Sometimes I'll see someone talk about some open source project and call it
shitty and tear it apart needlessly. We all need to remember that not every
project starts out great. The creators put a lot of time and energy into
giving us something that we could all use and even expand on for free. It
might not be the greatest piece of software but bugs can be fixed and we
should appreciate that someone gave us a head start on making something
amazing from it.

Not every open source clone is bad. Clone != unethical or shitty. Sometimes it
does but not always. I know for a fact that there are a ton of people looking
for a self hosted StackOverflow style forum out there and I'm glad someone
made it and open sourced it.

It's one thing if the creator is out promoting the thing like its great but
really isn't but I don't think it's fair to come across something like this
and call it crappy and I've seen it a bunch. Maybe we can do better, maybe
not. If we can then we should go ahead and do it instead of tearing down
others.

There's a running trend of hackers having to be the smartest person in the
room all the time and that's just silly.
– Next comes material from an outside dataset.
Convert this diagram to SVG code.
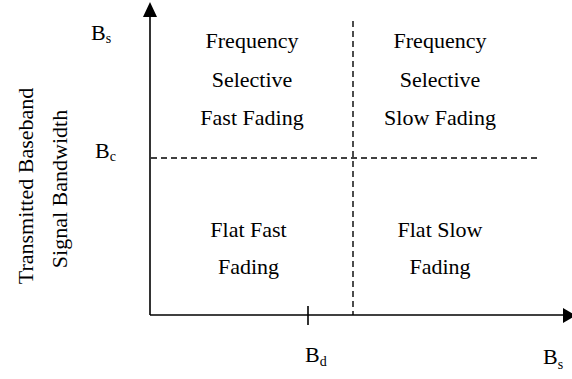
<svg xmlns="http://www.w3.org/2000/svg" width="572" height="379" viewBox="0 0 572 379">
<style>
text{font-family:"Liberation Serif","Times New Roman",serif;fill:#000}
.q{font-size:22px;text-anchor:middle}
.l{font-size:22px}
.sub{font-size:14px}
.ax{stroke:#000;stroke-width:1.6;fill:none}
.dash{stroke:#000;stroke-width:1.4;stroke-dasharray:6,4;fill:none}
.head{fill:#000}
</style>
<rect width="572" height="379" fill="#fff"/>
<g id="connectors">
<path class="ax" d="M150,315 V10"/>
<path class="head" d="M143,17 L150,2 L157,17 Z"/>
<path class="ax" d="M150,315 H566"/>
<path class="head" d="M563,308 L576,315.5 L563,323 Z"/>
<path class="ax" d="M308,306 V325"/>
<path class="dash" d="M151,158 H538"/>
<path class="dash" d="M353,21 V315"/>
</g>
<g id="ylabel">
<text class="q" transform="translate(33,186) rotate(-90)">Transmitted Baseband</text>
<text class="q" transform="translate(67,189) rotate(-90)">Signal Bandwidth</text>
</g>
<g id="bs-y"><text class="l" x="91" y="40">B<tspan class="sub" dy="3">s</tspan></text></g>
<g id="bc"><text class="l" x="95" y="158">B<tspan class="sub" dy="3">c</tspan></text></g>
<g id="bd"><text class="l" x="305" y="362">B<tspan class="sub" dy="4">d</tspan></text></g>
<g id="bs-x"><text class="l" x="543" y="364">B<tspan class="sub" dy="5">s</tspan></text></g>
<g id="q1">
<text class="q" x="252" y="48">Frequency</text>
<text class="q" x="252" y="87">Selective</text>
<text class="q" x="252" y="125">Fast Fading</text>
</g>
<g id="q2">
<text class="q" x="440" y="48">Frequency</text>
<text class="q" x="440" y="87">Selective</text>
<text class="q" x="440" y="125">Slow Fading</text>
</g>
<g id="q3">
<text class="q" x="248.5" y="237">Flat Fast</text>
<text class="q" x="248.5" y="274">Fading</text>
</g>
<g id="q4">
<text class="q" x="440" y="237">Flat Slow</text>
<text class="q" x="440" y="274">Fading</text>
</g>
</svg>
I much prefer being the dumbest guy
in the room, climbing the ranks to be the smartest, then switching to another
room where I'm the dumbest again. That's how you grow as a person and a
developer.

And one more interesting thing I see is this: a person will go off on how all
software should be open source and piracy is okay because of x, y, and z but
then turn around and attack an open source clone of something. How does that
make sense?

And we all do it whether we admit it or not. Before we do it again let's use
our judgement and really think about whether it's appropriate in the
situation. Put yourself in the other person's shoes and then speak.